Una confesión del gran novelista, del que hablamos aquí como cronista:
«…Poseemos una enorme capacidad para demoler los hechos verídicos y cubrir el lugar con una pátina de leyenda, de magia, de ultratumba. El mito es un fruto de infancia de los pueblos. Una compensación…. Yo quiero ser recordado como un destructor de mitos, como una persona que se pasó la vida bombardeando con muchos megatones la mediocridad, la chatura, la esterilidad de mis compatriotas”.
Lo logró ampliamente y hoy es más que indispensable.
ESIPIRITU NACIONALISTA
En El Roto, Criollos en Paris y La chica del Crillón, Edwards Bello manifiesta el espíritu de la época: la búsqueda de una identidad nacional, la pretensión de mostrar al chileno en su esencia, corregir los vicios del pueblo y resaltar de manera solapada las virtudes del criollo. En esta empresa se valió de los recursos estilísticos de la corriente literaria mundonovista, de la cual tomó la estética naturalista para la descripción tanto de los espacios como de los tipos humanos. Ello se advierte claramente también en El Chileno en Madrid, donde el personaje Pedro Wallace encarna el mestizaje, condición que lo transforma en un sujeto que se mueve entre fronteras. Su viaje tiene por objetivo hallar un espacio donde aferrarse, donde adoptar una identidad posible.
Eso que ocurre tan habitualmente, todavía.

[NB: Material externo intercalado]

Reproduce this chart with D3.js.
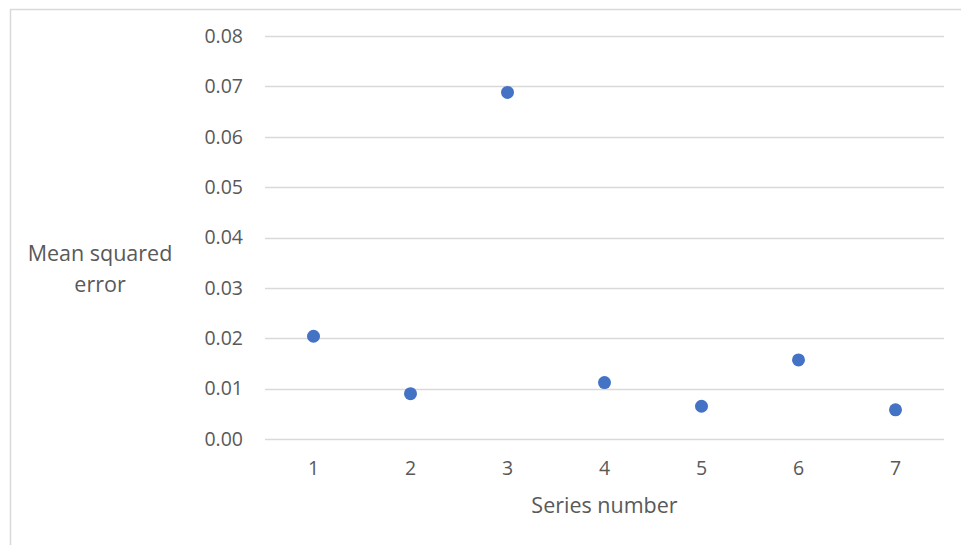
<!DOCTYPE html>
<html><head><meta charset="utf-8">
<script src="https://cdn.jsdelivr.net/npm/d3@7/dist/d3.min.js"></script>
<style>body{margin:0;background:#fff;} svg{display:block;font-family:"Open Sans",sans-serif;}</style>
</head><body>
<svg id="c" width="961" height="545"></svg>
<script>
const categories = ["1","2","3","4","5","6","7"];
const mseValues = [0.0204, 0.0090, 0.0688, 0.0112, 0.0065, 0.0157, 0.0058];
const yTicks = [0,0.01,0.02,0.03,0.04,0.05,0.06,0.07,0.08];
const yTitleLines = ["Mean squared","error"];
const xTitle = "Series number";

(function(){
const svg = d3.select("#c");
svg.append("path").attr("d","M10.5,545 L10.5,9.5 L961,9.5").attr("fill","none").attr("stroke","#d9d9d9").attr("stroke-width",1.5);

const pL=265, pR=944, pT=36, pB=439;
const x = d3.scaleBand().domain(categories).range([pL,pR]);
const y = d3.scaleLinear().domain([0,0.08]).range([pB,pT]);

const grid = svg.append("g");
grid.selectAll("line").data(yTicks).join("line")
  .attr("x1",pL).attr("x2",pR)
  .attr("y1",d=>Math.round(y(d))+0.5).attr("y2",d=>Math.round(y(d))+0.5)
  .attr("stroke","#d9d9d9").attr("stroke-width",1.3);

const yAxis = svg.append("g").attr("transform",`translate(${pL},0)`)
  .call(d3.axisLeft(y).tickValues(yTicks).tickFormat(d3.format(".2f")).tickSize(0).tickPadding(22));
yAxis.select(".domain").remove();
yAxis.selectAll("text").attr("fill","#595959").attr("font-size",19.5).attr("font-family","Open Sans");

const xAxis = svg.append("g").attr("transform",`translate(0,${pB})`)
  .call(d3.axisBottom(x).tickSize(0).tickPadding(22));
xAxis.select(".domain").remove();
xAxis.selectAll("text").attr("fill","#595959").attr("font-size",19.5).attr("font-family","Open Sans");

svg.append("g").selectAll("circle").data(mseValues).join("circle")
  .attr("cx",(d,i)=>x(categories[i])+x.bandwidth()/2)
  .attr("cy",d=>y(d))
  .attr("r",6.5).attr("fill","#4472C4");

svg.append("text").attr("text-anchor","middle")
  .attr("fill","#595959").attr("font-size",21.5)
  .selectAll("tspan").data(yTitleLines).join("tspan")
  .attr("x",100).attr("y",(d,i)=>261+i*31).text(d=>d);

svg.append("text").attr("x",(pL+pR)/2).attr("y",513).attr("text-anchor","middle")
  .attr("fill","#595959").attr("font-size",21.5).text(xTitle);
})();
</script>
</body></html>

En todo caso, no podemos olvidar que la constante en la obra de Edwards Bello fue su espíritu nacionalista. Así, influido por las ideas del peruano Víctor Raúl Haya de la Torre escribió El nacionalismo continental (1925), en la que sostuvo la ascendencia e identidad común americana a partir de nuestra herencia hispana.
Edwards Bello recibió el Premio Nacional de Literatura en 1943 y el Premio Nacional de Periodismo en 1955. Como suele suceder con tanto ilustre en el ancho y ajeno mundo, sus últimos años no fueron gratos. En 1960 sufrió un ataque de hemiplejia bastante severo, del cual logró recuperarse gracias los cuidados de su esposa. Años más tarde, sumido en la angustia, se suicidó el 19 de febrero de 1968.
Fue ese día de verano el instante supremo en que su acostumbrada escopeta al cinto (en este caso, un revólver Colt 38), fue más constante todavía.